**What to produce**:
Below is a listing to write out in full, exactly as given, without its pictures.

**Recorded data**:
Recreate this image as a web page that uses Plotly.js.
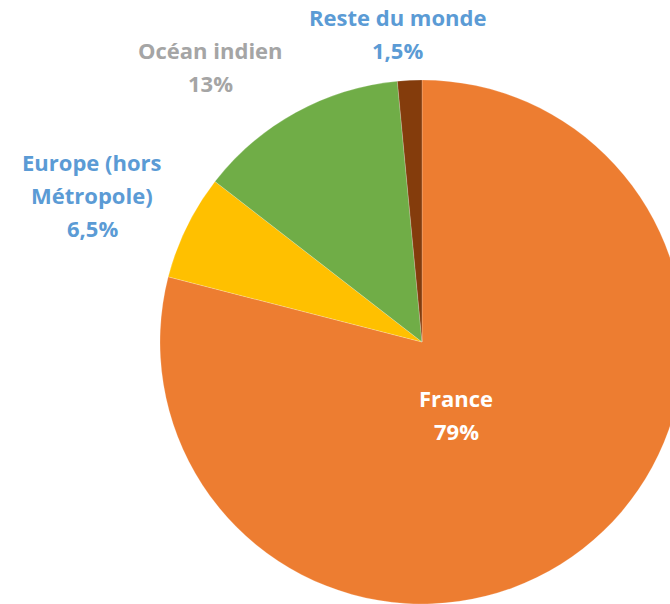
<!DOCTYPE html>
<html>
<head>
<meta charset="utf-8">
<script src="https://cdn.plot.ly/plotly-3.0.1.min.js"></script>
<style>
html,body{margin:0;padding:0;overflow:hidden;background:#fff;width:670px;height:604px;}
#chart{position:absolute;left:0;top:0;width:700px;height:620px;}
</style>
</head>
<body>
<div id="chart"></div>
<script>
// Data
const categories = ['France', 'Europe (hors Métropole)', 'Océan indien', 'Reste du monde'];
const values = [79, 6.5, 13, 1.5];
const labelLines = [['France'], ['Europe (hors', 'Métropole)'], ['Océan indien'], ['Reste du monde']];

// Styles
const sliceColors = ['#ED7D31', '#FFC000', '#70AD47', '#843C0C'];
const labelColors = ['#FFFFFF', '#5B9BD5', '#A5A5A5', '#5B9BD5'];
const labelPos = [[456, 398], [92, 162], [210, 50], [397, 17]]; // first-line centers in px
const W = 700, H = 620, lineGap = 33;

function fmt(v){ return String(v).replace('.', ',') + '%'; }

const annotations = [];
categories.forEach((c, i) => {
  const lines = labelLines[i].concat([fmt(values[i])]);
  lines.forEach((t, j) => {
    const px = labelPos[i][0], py = labelPos[i][1] + j * lineGap;
    annotations.push({
      text: '<b>' + t + '</b>', x: px / W, y: 1 - py / H, xref: 'paper', yref: 'paper',
      xanchor: 'center', yanchor: 'middle', showarrow: false,
      font: {family: '"Open Sans", Lato, sans-serif', size: 22, color: labelColors[i]}
    });
  });
});

const trace = {
  type: 'pie',
  labels: categories,
  values: values,
  sort: false,
  direction: 'clockwise',
  rotation: 0,
  textinfo: 'none',
  hoverinfo: 'label+percent',
  marker: {colors: sliceColors, line: {color: 'rgba(255,255,255,0.4)', width: 0.5}},
  domain: {x: [160 / W, 684 / W], y: [(H - 604) / H, (H - 80) / H]},
  showlegend: false
};

Plotly.newPlot('chart', [trace], {
  width: W, height: H,
  margin: {l: 0, r: 0, t: 0, b: 0},
  paper_bgcolor: '#ffffff',
  showlegend: false,
  annotations: annotations
}, {displayModeBar: false, staticPlot: true});
</script>
</body>
</html>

**Expected answer**:
Recreate this image as a web page that uses Plotly.js.
<!DOCTYPE html>
<html>
<head>
<meta charset="utf-8">
<script src="https://cdn.plot.ly/plotly-3.0.1.min.js"></script>
<style>
html,body{margin:0;padding:0;overflow:hidden;background:#fff;width:670px;height:604px;}
#chart{position:absolute;left:0;top:0;width:700px;height:620px;}
</style>
</head>
<body>
<div id="chart"></div>
<script>
// Data
const categories = ['France', 'Europe (hors Métropole)', 'Océan indien', 'Reste du monde'];
const values = [79, 6.5, 13, 1.5];
const labelLines = [['France'], ['Europe (hors', 'Métropole)'], ['Océan indien'], ['Reste du monde']];

// Styles
const sliceColors = ['#ED7D31', '#FFC000', '#70AD47', '#843C0C'];
const labelColors = ['#FFFFFF', '#5B9BD5', '#A5A5A5', '#5B9BD5'];
const labelPos = [[456, 398], [92, 162], [210, 50], [397, 17]]; // first-line centers in px
const W = 700, H = 620, lineGap = 33;

function fmt(v){ return String(v).replace('.', ',') + '%'; }

const annotations = [];
categories.forEach((c, i) => {
  const lines = labelLines[i].concat([fmt(values[i])]);
  lines.forEach((t, j) => {
    const px = labelPos[i][0], py = labelPos[i][1] + j * lineGap;
    annotations.push({
      text: '<b>' + t + '</b>', x: px / W, y: 1 - py / H, xref: 'paper', yref: 'paper',
      xanchor: 'center', yanchor: 'middle', showarrow: false,
      font: {family: '"Open Sans", Lato, sans-serif', size: 22, color: labelColors[i]}
    });
  });
});

const trace = {
  type: 'pie',
  labels: categories,
  values: values,
  sort: false,
  direction: 'clockwise',
  rotation: 0,
  textinfo: 'none',
  hoverinfo: 'label+percent',
  marker: {colors: sliceColors, line: {color: 'rgba(255,255,255,0.4)', width: 0.5}},
  domain: {x: [160 / W, 684 / W], y: [(H - 604) / H, (H - 80) / H]},
  showlegend: false
};

Plotly.newPlot('chart', [trace], {
  width: W, height: H,
  margin: {l: 0, r: 0, t: 0, b: 0},
  paper_bgcolor: '#ffffff',
  showlegend: false,
  annotations: annotations
}, {displayModeBar: false, staticPlot: true});
</script>
</body>
</html>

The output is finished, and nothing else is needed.